Emigh also cites interoperability issues as stymieing growth. They wanted to be platform agnostic, but that was a tough nut to crack. One example he gave was voice control: “We had two voice assistants on board prior to launch, but one company wouldn’t let us launch with both working.”

So, they went to market with built-in Alexa voice control but without support for Google Assistant. But unlike other companies that faced similar struggles, Brilliant never gave customers the option to choose one or the other, which is how Sonos initially got around that particular restriction.

Despite the startup’s struggles, just flipping the switch on sales and support without warning customers is a bad move. Emigh says that was largely due to his optimism. “Up until the last, we believed we had an acquisition that was going to happen,” he said.
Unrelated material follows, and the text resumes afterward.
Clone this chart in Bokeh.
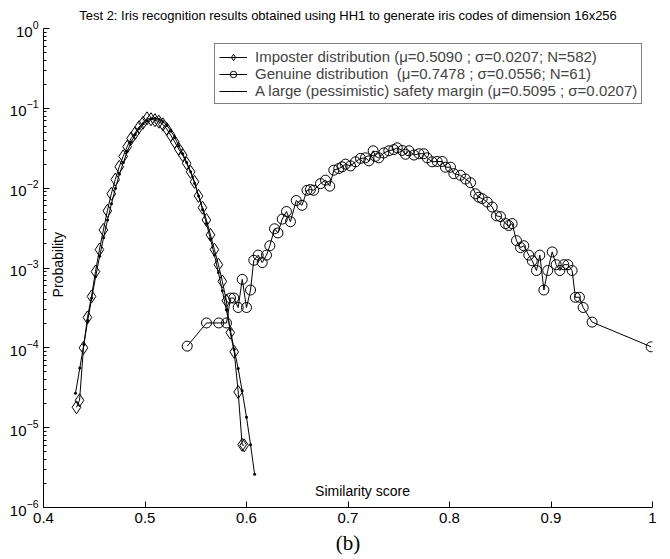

While Emigh says the company is still operating in as cash-efficient a way as possible and will continue to do so until its assets are sold, essentially, Brilliant is no more.

Emigh trotted out a common saying when a startup burns out, saying, “A lot of times, startups have the right product idea but the wrong market timing.” Brilliant may well have been ahead of its time — The Verge has written before on the smart home’s need for better control devices and Amazon’s recently launched Echo Hub is a similar product to Brilliant’s (for under half the price). But ultimately, being a very expensive product without enough functionality to back that up is what killed Brilliant.

The fatal flaw product-wise was trying to work with everyone when no one wanted to work together and then ending up working with too few. As the smart home market has struggled to grow, the big players have changed course — interoperability is the entire founding principle behind the Apple, Amazon, and Google-backed smart home standard Matter.  

For Brilliant, Matter came too late and is still too half-baked to be of much use to the product as it is today. But, with the right owner, there’s still potential for the device to become the brilliant controller the smart home needs. Of course, that’s the best-case scenario. The worst case is that people are stuck with expensive computers wired into their walls that do nothing but turn on the lights.